En ouvrant le synode, il y a presque deux semaines, le pape François tenait ces propos : "Le synode demande l'humilité évangélique et la prière confiante.
L'humilité évangélique qui sait se vider de ses propres conventions et préjugés pour écouter ses frères évêques et se remplir de Dieu. L'humilité qui conduit à ne pas montrer du doigt les autres pour les juger, mais à leur tendre la main pour les relever sans jamais se sentir supérieurs à eux.
La prière confiante est l'action du cœur quand il s'ouvre à Dieu, quand on fait taire toutes nos humeurs pour écouter la voix douce de Dieu qui parle dans le silence.
Sans écouter Dieu, toutes nos paroles ne seront que des "mots" qui ne rassasient pas et ne servent pas. Sans nous laisser guider par l'Esprit, toutes nos décisions ne seront que des "décorations" qui, au lieu d'exalter l'Evangile, le dissimulent et le cachent."

Etudiants, enseignants, professionnels, vous savez, vous saurez que ces attitudes vous concernent, elles manifestent que l'on ne vit pas seul, mais avec d'autres.
Ils freinent nos mauvaises ambitions, mais surtout ils grandissent le meilleur qu'il y a en nous.
Le chemin de cela, c'est la parole vraie et assurée.
La parole qui s'adresse à quelqu'un, et non pas qui parle pour elle-même, pour simplement montrer que l'on existe.

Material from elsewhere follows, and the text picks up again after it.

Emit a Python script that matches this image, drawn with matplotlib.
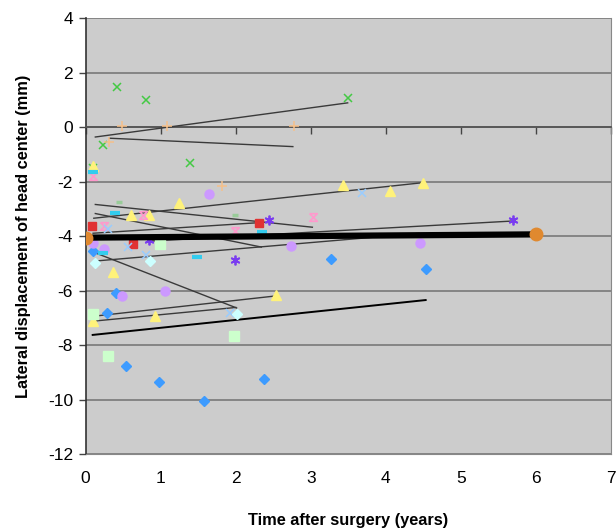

C'est l'exemple de Jacques et de Jean. Ils prennent le risque de parler à Jésus, ils s'ouvrent donc à une réponse qui les déplace dans leurs attentes.
Cela marque nos relations entre nous.
Mais aussi, dans la prière, n'ayez pas peur de parler en vérité au Seigneur.
Saint Thérèse d'Avila, que nous avons fêté cette semaine écrivait qu'il s'agit aussi de "lui parler le plus simplement possible, sans se casser la tête à faire de belles phrases ; ce que nous disons doit jaillir du cœur. Il aime surtout que nous lui parlions franchement" (Chemin de la contemplation, 498).